§ **Information supplied**:
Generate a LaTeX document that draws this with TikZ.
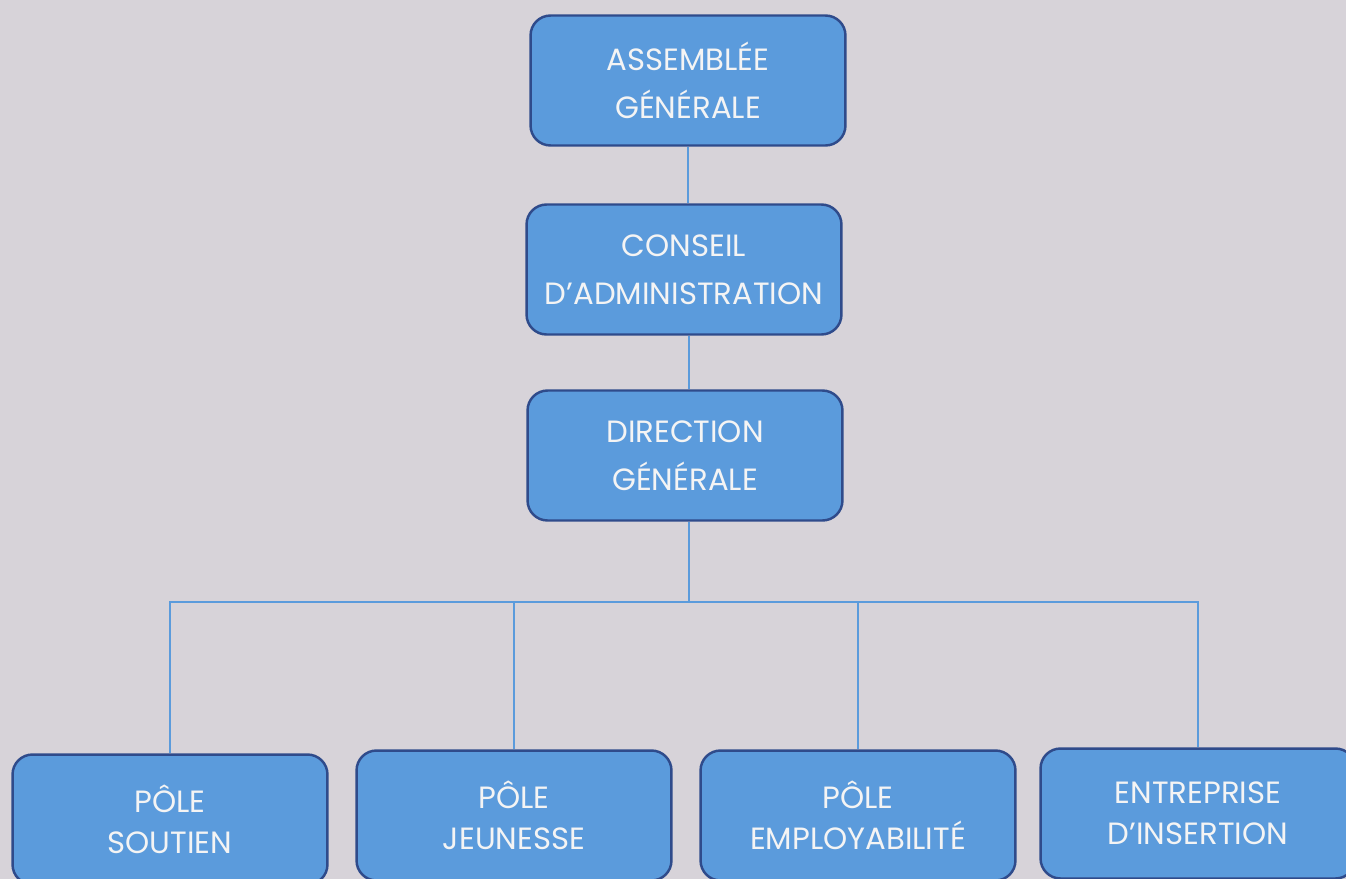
\documentclass[tikz,border=0pt]{standalone}
\usepackage{fontspec}
\setmainfont{Poppins}
\definecolor{bgcol}{HTML}{D7D3D9}
\definecolor{boxfill}{HTML}{5B9BDC}
\definecolor{boxline}{HTML}{2F4B8B}
\definecolor{linkcol}{HTML}{5B9BDC}
\definecolor{labelcol}{HTML}{F4F4F4}
\tikzset{
  orgbox/.style={draw=boxline, fill=boxfill, line width=1.4pt, rounded corners=0.4cm,
    minimum width=6.3cm, minimum height=2.6cm, align=center, text=labelcol,
    font=\fontsize{17.5}{27.5}\selectfont},
  polebox/.style={orgbox, font=\fontsize{17.5}{23.5}\selectfont},
  link/.style={draw=linkcol, line width=0.6pt},
}

\begin{document}
\begin{tikzpicture}[x=0.02cm, y=-0.02cm]
  \fill[bgcol] (0,0) rectangle (1346,879);
  \useasboundingbox (0,0) rectangle (1346,879);
  \clip (0,0) rectangle (1346,879);

  \node[orgbox] (ag) at (688,80.5) {ASSEMBLÉE\\GÉNÉRALE};
  \node[orgbox] (ca) at (684,269.5) {CONSEIL\\D’ADMINISTRATION};
  \node[orgbox] (dg) at (685,455.5) {DIRECTION\\GÉNÉRALE};

  \node[polebox] (ps) at (170,819.5) {PÔLE\\SOUTIEN};
  \node[polebox] (pj) at (514,815.5) {PÔLE\\JEUNESSE};
  \node[polebox] (pe) at (858,815.5) {PÔLE\\EMPLOYABILITÉ};
  \node[polebox] (ei) at (1198,813.5) {ENTREPRISE\\D’INSERTION};

  \coordinate (bus) at (689,602);

  \draw[link] (ag.south) -- (ag.south |- ca.north);
  \draw[link] (ca.south -| bus) -- (dg.north -| bus);
  \draw[link] (dg.south -| bus) -- (bus);
  \foreach \p in {ps,pj,pe,ei}
    \draw[link] (bus) -| (\p.north);
\end{tikzpicture}
\end{document}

§ **Task to carry out**:
Your task is to repeat the material above exactly, without its pictures.

§ **Correct result**:
Generate a LaTeX document that draws this with TikZ.
\documentclass[tikz,border=0pt]{standalone}
\usepackage{fontspec}
\setmainfont{Poppins}
\definecolor{bgcol}{HTML}{D7D3D9}
\definecolor{boxfill}{HTML}{5B9BDC}
\definecolor{boxline}{HTML}{2F4B8B}
\definecolor{linkcol}{HTML}{5B9BDC}
\definecolor{labelcol}{HTML}{F4F4F4}
\tikzset{
  orgbox/.style={draw=boxline, fill=boxfill, line width=1.4pt, rounded corners=0.4cm,
    minimum width=6.3cm, minimum height=2.6cm, align=center, text=labelcol,
    font=\fontsize{17.5}{27.5}\selectfont},
  polebox/.style={orgbox, font=\fontsize{17.5}{23.5}\selectfont},
  link/.style={draw=linkcol, line width=0.6pt},
}

\begin{document}
\begin{tikzpicture}[x=0.02cm, y=-0.02cm]
  \fill[bgcol] (0,0) rectangle (1346,879);
  \useasboundingbox (0,0) rectangle (1346,879);
  \clip (0,0) rectangle (1346,879);

  \node[orgbox] (ag) at (688,80.5) {ASSEMBLÉE\\GÉNÉRALE};
  \node[orgbox] (ca) at (684,269.5) {CONSEIL\\D’ADMINISTRATION};
  \node[orgbox] (dg) at (685,455.5) {DIRECTION\\GÉNÉRALE};

  \node[polebox] (ps) at (170,819.5) {PÔLE\\SOUTIEN};
  \node[polebox] (pj) at (514,815.5) {PÔLE\\JEUNESSE};
  \node[polebox] (pe) at (858,815.5) {PÔLE\\EMPLOYABILITÉ};
  \node[polebox] (ei) at (1198,813.5) {ENTREPRISE\\D’INSERTION};

  \coordinate (bus) at (689,602);

  \draw[link] (ag.south) -- (ag.south |- ca.north);
  \draw[link] (ca.south -| bus) -- (dg.north -| bus);
  \draw[link] (dg.south -| bus) -- (bus);
  \foreach \p in {ps,pj,pe,ei}
    \draw[link] (bus) -| (\p.north);
\end{tikzpicture}
\end{document}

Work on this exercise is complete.